Capture Data in Nonblocking Mode

Execute the script to launch the FPGA Data Capture tool and create the fpgadc_obj object in the workspace. Change the capture mode to nonblocking by executing the following command at the MATLAB command prompt.

fpgadc_obj.CaptureMode = 'nonblocking';

FPGA Data Capture in nonblocking mode allows simultaneous use of FPGA Data Capture and AXI Manager. For more information, see Simultaneous Use of FPGA Data Capture and AXI Manager (HDL Verifier). Now set a trigger condition where tp_blinkdirection == 1 and set a trigger position of 64. Then, click Capture Data.

FPGA Data Capture waits for the trigger condition. As FPGA Data Capture allows AXI Manager to perform read and write operations in nonblocking mode.

Next, in FPGA Data Capture, set tp_blinkdirection to High. Then, create an AXI Manager object in MATLAB.

axi_manager_obj = aximanager('AMD');

axi_manager_obj.writememory('0x40010104',1);

FPGA Data Capture captures the data in the Logic Analyzer. The figure shows the change in the blink direction.

Capture Large Data to External DDR Memory

This example captures a large amount of data over the PS Ethernet interface. Execute the script to launch the FPGA Data Capture tool and create the fpgadc_obj object in the workspace.

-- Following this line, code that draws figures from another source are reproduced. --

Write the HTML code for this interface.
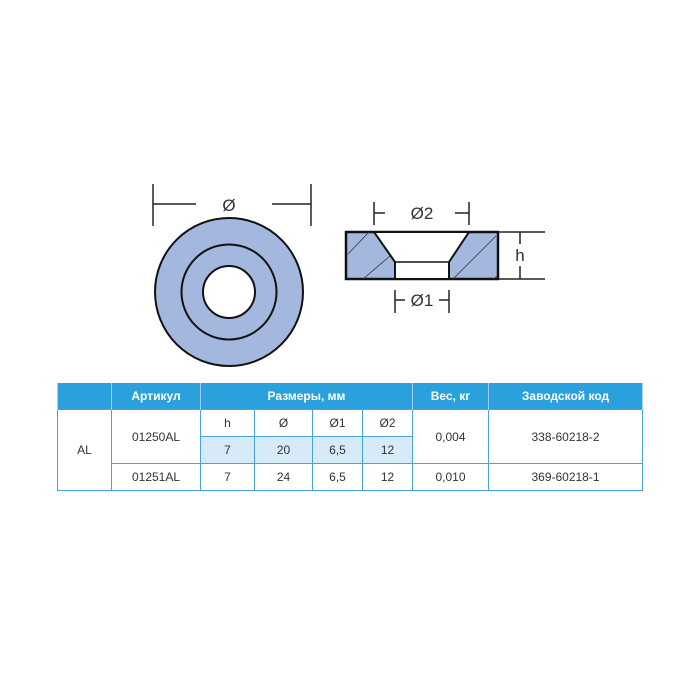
<!DOCTYPE html>
<html><head><meta charset="utf-8"><style>
body{margin:0;background:#fff;font-family:"Liberation Sans",sans-serif;}
.wrap{position:relative;width:700px;height:700px;overflow:hidden}
table{position:absolute;left:57px;top:383px;border-collapse:collapse;font-size:12px;color:#333}
td{border:1px solid #4aa3d8;text-align:center;padding:0;height:26px}
th{background:#2aa0dc;color:#fff;font-weight:bold;font-size:12px;height:26px;border-left:1px solid #9fd3f0;border-right:1px solid #9fd3f0;padding:0}
.b{background:#d6eaf8}
</style></head><body><div class="wrap">
<svg width="700" height="380" style="position:absolute;left:0;top:0" font-family="Liberation Sans,sans-serif">
<g stroke="#222" stroke-width="1.5" fill="none">
<line x1="153" y1="184" x2="153" y2="226"/><line x1="311" y1="184" x2="311" y2="226"/>
<line x1="153" y1="204" x2="196" y2="204"/><line x1="272" y1="204" x2="311" y2="204"/>
</g>
<text x="229" y="211" font-size="17" text-anchor="middle" fill="#333">Ø</text>
<circle cx="229" cy="292" r="74" fill="#a4b7de" stroke="#111" stroke-width="2"/>
<circle cx="229" cy="292" r="47.5" fill="none" stroke="#111" stroke-width="2"/>
<circle cx="229" cy="292" r="26" fill="#fff" stroke="#111" stroke-width="2"/>
<rect x="346" y="232" width="152" height="47" fill="#a4b7de" stroke="#111" stroke-width="2.5"/>
<polygon points="374,232 469,232 449,262 449,279 395,279 395,262" fill="#fff" stroke="#111" stroke-width="2"/>
<line x1="395" y1="262" x2="449" y2="262" stroke="#111" stroke-width="1.5"/>
<g stroke="#333" stroke-width="0.8">
<line x1="348" y1="254" x2="369" y2="232"/><line x1="363" y1="279" x2="390" y2="256"/>
<line x1="453" y1="279" x2="496" y2="236"/><line x1="494" y1="279" x2="497" y2="276"/>
</g>
<g stroke="#222" stroke-width="1.5">
<line x1="374" y1="202" x2="374" y2="225"/><line x1="469" y1="202" x2="469" y2="225"/>
<line x1="374" y1="213" x2="385" y2="213"/><line x1="455" y1="213" x2="469" y2="213"/>
<line x1="498" y1="232" x2="545" y2="232"/><line x1="498" y1="279" x2="545" y2="279"/>
<line x1="520" y1="232" x2="520" y2="244"/><line x1="520" y1="266" x2="520" y2="279"/>
<line x1="395" y1="290" x2="395" y2="313"/><line x1="449" y1="290" x2="449" y2="313"/>
<line x1="395" y1="300" x2="405" y2="300"/><line x1="439" y1="300" x2="449" y2="300"/>
</g>
<text x="422" y="219" font-size="17" text-anchor="middle" fill="#333">Ø2</text>
<text x="520" y="261" font-size="17" text-anchor="middle" fill="#333">h</text>
<text x="422" y="306" font-size="17" text-anchor="middle" fill="#333">Ø1</text>
</svg>
<table>
<tr><th style="width:53px"></th><th style="width:88px">Артикул</th><th colspan="4">Размеры, мм</th><th style="width:75px">Вес, кг</th><th style="width:153px">Заводской код</th></tr>
<tr><td rowspan="3">AL</td><td rowspan="2">01250AL</td><td style="width:53px">h</td><td style="width:57px">Ø</td><td style="width:49px">Ø1</td><td style="width:49px">Ø2</td><td rowspan="2">0,004</td><td rowspan="2">338-60218-2</td></tr>
<tr><td class="b">7</td><td class="b">20</td><td class="b">6,5</td><td class="b">12</td></tr>
<tr><td>01251AL</td><td>7</td><td>24</td><td>6,5</td><td>12</td><td>0,010</td><td>369-60218-1</td></tr>
</table>
</div></body></html>
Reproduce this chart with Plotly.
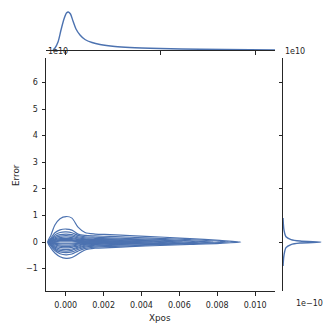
import plotly.graph_objects as go

# Xpos / Error (Error in units of 1e10)
xs = [-0.00078, -0.00057, -0.00030, 0.00002, 0.00033, 0.00065, 0.00102,
      0.00155, 0.00234, 0.00339, 0.00498, 0.00656, 0.00814]

contour_left = [-0.00095, -0.00093, -0.00091, -0.00089, -0.00087,
                -0.00085, -0.00083, -0.00082, -0.00081, -0.00080]
contour_right = [0.00924, 0.0086, 0.0078, 0.0070, 0.0062,
                 0.0054, 0.0046, 0.0038, 0.0030, 0.0022]
contour_upper = [
    [0.26, 0.64, 0.88, 0.96, 0.90, 0.56, 0.36, 0.30, 0.28, 0.24, 0.19, 0.13, 0.06],
    [0.15, 0.35, 0.46, 0.49, 0.45, 0.30, 0.25, 0.23, 0.21, 0.18, 0.14, 0.09, 0.03],
    [0.11, 0.27, 0.36, 0.38, 0.35, 0.25, 0.20, 0.18, 0.16, 0.13, 0.10, 0.05],
    [0.08, 0.21, 0.28, 0.30, 0.28, 0.20, 0.16, 0.14, 0.12, 0.10, 0.07, 0.03],
    [0.06, 0.16, 0.22, 0.24, 0.22, 0.16, 0.12, 0.10, 0.09, 0.07, 0.04],
    [0.04, 0.12, 0.17, 0.19, 0.17, 0.12, 0.09, 0.08, 0.07, 0.05, 0.02],
    [0.03, 0.09, 0.13, 0.14, 0.13, 0.09, 0.07, 0.06, 0.05, 0.03],
    [0.02, 0.06, 0.09, 0.10, 0.09, 0.06, 0.05, 0.04, 0.03, 0.015],
    [0.01, 0.04, 0.06, 0.06, 0.06, 0.04, 0.03, 0.025, 0.02],
    [0.005, 0.02, 0.03, 0.03, 0.03, 0.02, 0.015, 0.01],
]
contour_lower = [
    [-0.23, -0.41, -0.55, -0.61, -0.58, -0.45, -0.30, -0.23, -0.21, -0.17, -0.13, -0.09, -0.05],
    [-0.15, -0.32, -0.44, -0.48, -0.45, -0.34, -0.24, -0.19, -0.17, -0.14, -0.10, -0.06, -0.02],
    [-0.12, -0.27, -0.37, -0.40, -0.37, -0.28, -0.19, -0.15, -0.13, -0.11, -0.08, -0.04],
    [-0.10, -0.23, -0.31, -0.34, -0.31, -0.23, -0.15, -0.12, -0.10, -0.08, -0.05, -0.02],
    [-0.08, -0.19, -0.26, -0.28, -0.26, -0.19, -0.12, -0.09, -0.08, -0.06, -0.03],
    [-0.06, -0.15, -0.20, -0.22, -0.20, -0.15, -0.09, -0.07, -0.06, -0.04, -0.02],
    [-0.04, -0.11, -0.15, -0.17, -0.15, -0.11, -0.07, -0.05, -0.04, -0.02],
    [-0.03, -0.08, -0.11, -0.12, -0.11, -0.08, -0.05, -0.04, -0.03, -0.015],
    [-0.02, -0.05, -0.07, -0.07, -0.07, -0.05, -0.03, -0.025, -0.02],
    [-0.01, -0.025, -0.035, -0.035, -0.035, -0.025, -0.015, -0.01],
]

# marginal densities (arbitrary units)
top_x = [-0.00067, -0.000565, -0.000406, -0.000248, -0.00009, 0.000042, 0.000137,
         0.000253, 0.000385, 0.000544, 0.000755, 0.001018, 0.001388, 0.00181,
         0.0026, 0.00339, 0.00498, 0.00709, 0.00973, 0.01105]
top_density = [0, 2, 8, 20, 31, 37, 38, 36, 29, 21, 15, 10.5, 7.5, 5.5,
               3.5, 2.5, 1.5, 0.7, 0.2, 0.05]

right_y = [0.9, 0.71, 0.45, 0.20, 0.094, 0.038, 0, -0.038, -0.094, -0.21, -0.49, -0.75, -0.9]
right_density = [0.05, 0.3, 1, 3, 8, 17, 38, 17, 8, 3, 1, 0.3, 0.05]

x_ticks = [0.0, 0.002, 0.004, 0.006, 0.008, 0.010]
y_ticks = [-1, 0, 1, 2, 3, 4, 5, 6]

blue = "#4c72b0"
ink = "#262626"
W = H = 332

fig = go.Figure()

for i in range(len(contour_left)):
    n = len(contour_upper[i])
    cx = [contour_left[i]] + xs[:n] + [contour_right[i]] + xs[:n][::-1] + [contour_left[i]]
    cy = [0] + contour_upper[i] + [0] + contour_lower[i][::-1] + [0]
    fig.add_trace(go.Scatter(x=cx, y=cy, mode="lines", xaxis="x", yaxis="y",
                             line=dict(color=blue, width=1.2, shape="spline", smoothing=0.8),
                             hoverinfo="skip", showlegend=False))

fig.add_trace(go.Scatter(x=top_x, y=top_density, mode="lines", xaxis="x2", yaxis="y2",
                         line=dict(color=blue, width=1.4, shape="spline", smoothing=0.8),
                         showlegend=False))
fig.add_trace(go.Scatter(x=right_density, y=right_y, mode="lines", xaxis="x3", yaxis="y3",
                         line=dict(color=blue, width=1.4, shape="spline", smoothing=0.8),
                         showlegend=False))

def px_x(p):
    return p / W

def px_y(p):
    return 1 - p / H

tick_font = dict(family="DejaVu Sans", size=8, color=ink)
common = dict(showline=True, linecolor=ink, linewidth=1, ticks="outside",
              ticklen=3.5, tickwidth=1, tickcolor=ink, showgrid=False,
              zeroline=False, tickfont=tick_font)

fig.update_layout(
    width=W, height=H, margin=dict(l=0, r=0, t=0, b=0),
    paper_bgcolor="white", plot_bgcolor="white",
    xaxis=dict(domain=[px_x(46), px_x(275)], range=[-0.00104, 0.01105],
               tickvals=x_ticks, tickformat=".3f", anchor="y",
               ticklabelstandoff=3, **common),
    yaxis=dict(domain=[px_y(291), px_y(58)], range=[-1.84, 6.92],
               tickvals=y_ticks, anchor="x", ticklabelstandoff=2, **common),
    xaxis2=dict(domain=[px_x(46), px_x(275)], matches="x", anchor="y2",
                showticklabels=False, **common),
    yaxis2=dict(domain=[px_y(50), px_y(4)], range=[0, 46], visible=False, anchor="x2"),
    xaxis3=dict(domain=[px_x(283), px_x(329)], range=[0, 46], visible=False, anchor="y3"),
    yaxis3=dict(domain=[px_y(291), px_y(58)], matches="y", anchor="x3",
                showticklabels=False, **common),
)

label_font = dict(family="DejaVu Sans", size=8.8, color=ink)
fig.add_annotation(text="Xpos", xref="paper", yref="paper", x=px_x(160), y=px_y(318),
                   xanchor="center", yanchor="middle", showarrow=False, font=label_font)
fig.add_annotation(text="Error", xref="paper", yref="paper", x=px_x(16), y=px_y(175),
                   xanchor="center", yanchor="middle", textangle=-90,
                   showarrow=False, font=label_font)
fig.add_annotation(text="1e10", xref="paper", yref="paper", x=px_x(46), y=px_y(52),
                   xanchor="left", yanchor="middle", showarrow=False, font=tick_font)
fig.add_annotation(text="1e10", xref="paper", yref="paper", x=px_x(283), y=px_y(52),
                   xanchor="left", yanchor="middle", showarrow=False, font=tick_font)
fig.add_annotation(text="1e\u221210", xref="paper", yref="paper", x=px_x(294), y=px_y(303),
                   xanchor="left", yanchor="middle", showarrow=False, font=tick_font)

fig.write_html("out.html", config={"displayModeBar": False},
               post_script="document.body.style.margin='0';")
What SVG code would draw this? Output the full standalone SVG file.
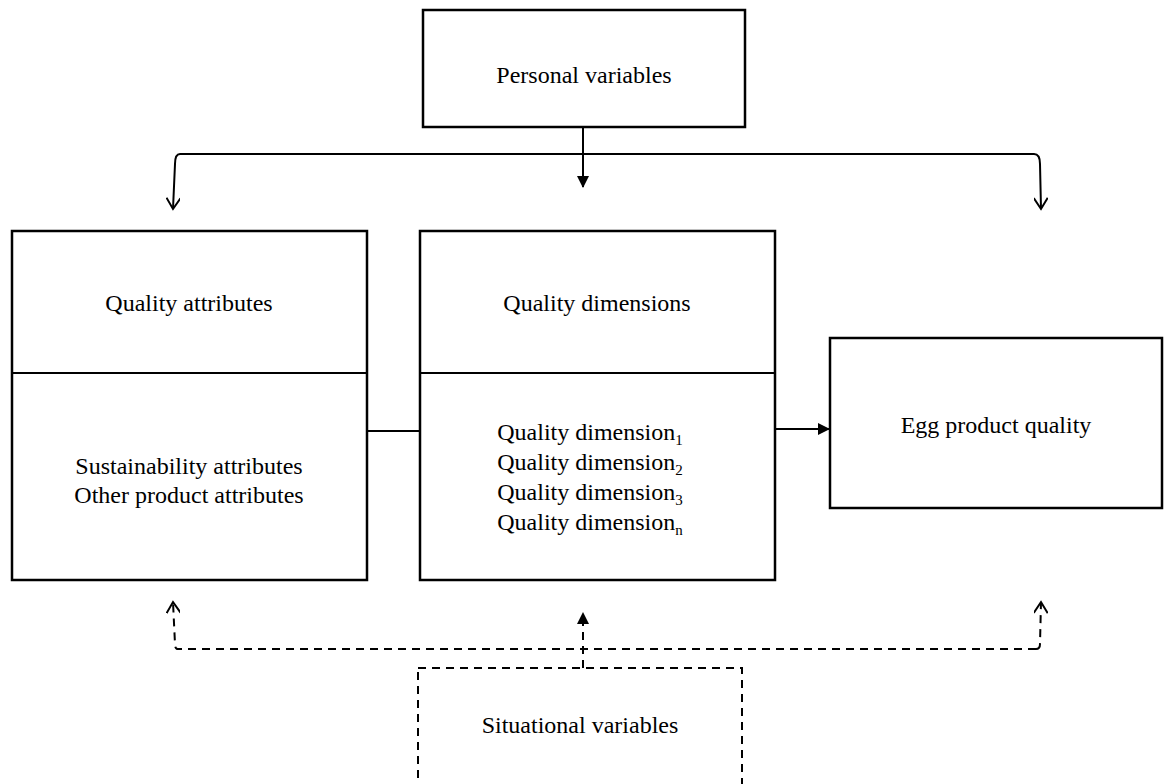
<svg xmlns="http://www.w3.org/2000/svg" width="1173" height="784" viewBox="0 0 1173 784">
<defs>
<style>
.box{fill:#fff;stroke:#000;stroke-width:2.5}
.dbox{fill:#fff;stroke:#000;stroke-width:2;stroke-dasharray:8 6}
.ln{fill:none;stroke:#000;stroke-width:2}
.dl{fill:none;stroke:#000;stroke-width:2;stroke-dasharray:8 6}
text{font-family:"Liberation Serif","Times New Roman",serif;font-size:24px;fill:#000;text-anchor:middle}
</style>
<marker id="open" markerWidth="14" markerHeight="14" refX="12" refY="7" orient="auto" markerUnits="userSpaceOnUse"><path d="M1,0 L12,7 L1,14" fill="none" stroke="#000" stroke-width="2"/></marker>
<marker id="fill" markerWidth="12" markerHeight="12" refX="11" refY="6" orient="auto" markerUnits="userSpaceOnUse"><path d="M0,0 L12,6 L0,12 Z" fill="#000"/></marker>
</defs>
<g id="personal"><rect class="box" x="423" y="10" width="322" height="117"/><text x="584" y="83">Personal variables</text></g>
<g id="attributes"><rect class="box" x="12" y="231" width="355" height="349"/><line class="ln" x1="12" y1="373" x2="367" y2="373" stroke-width="2.5"/><text x="189" y="311">Quality attributes</text><text x="189" y="474">Sustainability attributes</text><text x="189" y="503">Other product attributes</text></g>
<g id="dimensions"><rect class="box" x="420" y="231" width="355" height="349"/><line class="ln" x1="420" y1="373" x2="775" y2="373" stroke-width="2.5"/><text x="597" y="311">Quality dimensions</text><text x="590" y="440">Quality dimension<tspan font-size="15" dy="5">1</tspan></text><text x="590" y="470">Quality dimension<tspan font-size="15" dy="5">2</tspan></text><text x="590" y="500">Quality dimension<tspan font-size="15" dy="5">3</tspan></text><text x="590" y="530">Quality dimension<tspan font-size="15" dy="5">n</tspan></text></g>
<g id="egg"><rect class="box" x="830" y="338" width="332" height="170"/><text x="996" y="433">Egg product quality</text></g>
<g id="situational"><rect class="dbox" x="418" y="668" width="324" height="130"/><text x="580" y="733">Situational variables</text></g>
<g id="connectors">
<line class="ln" x1="583" y1="127" x2="583" y2="187" marker-end="url(#fill)"/>
<path class="ln" d="M1034,154 L180,154 Q175,154 175,164 L173,209" marker-end="url(#open)"/>
<path class="ln" d="M1034,154 Q1040,154 1040,164 L1041,209" marker-end="url(#open)"/>
<line class="ln" x1="367" y1="431" x2="420" y2="431"/>
<line class="ln" x1="775" y1="429" x2="829" y2="429" marker-end="url(#fill)"/>
<path class="dl" d="M1036,649 L178,649 Q175,649 175,644 L173,602" marker-end="url(#open)"/>
<path class="dl" d="M1036,649 Q1040,649 1040,644 L1041,602" marker-end="url(#open)"/>
<path class="dl" d="M583,668 L583,613" marker-end="url(#fill)"/>
</g>
</svg>
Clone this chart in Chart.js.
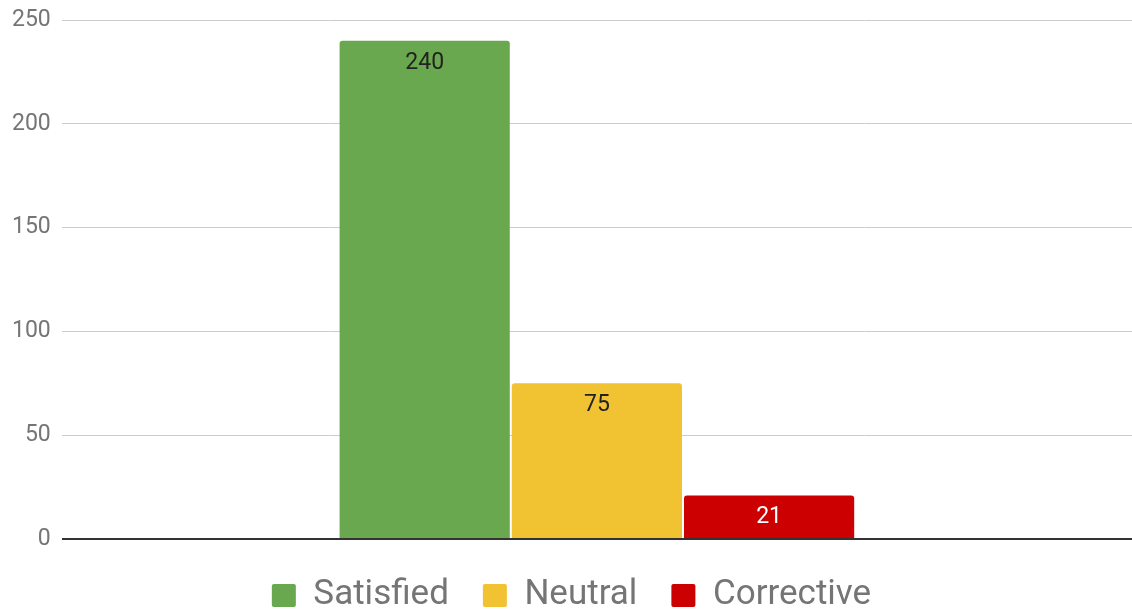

Specify the internet protocol (IP) address of the Ethernet port on the hardware board by using the DeviceAddress property.

fpgadc_obj.DeviceAddress = '10.10.10.15'

Check the base address of the data capture HDL IP core (CaptureBaseAddress) and the base address of the external DDR memory (MemoryBaseAddress). These must match the addresses in the plugin_rd reference design definition file.

To capture data from the FPGA without setting a trigger condition, click Capture Data.

Alternatively, you can capture data with a trigger condition. For example, set the trigger condition led_counter == 0. Then, create an AXI Manager object in MATLAB.

axi_manager_obj = aximanager('AMD');

axi_manager_obj.writememory('0x40000100',uint32(15));

Then, click Capture Data in FPGA Data Capture app.

Note: The Trigger position and Number of capture windows parameters are disabled for the external memory storage type.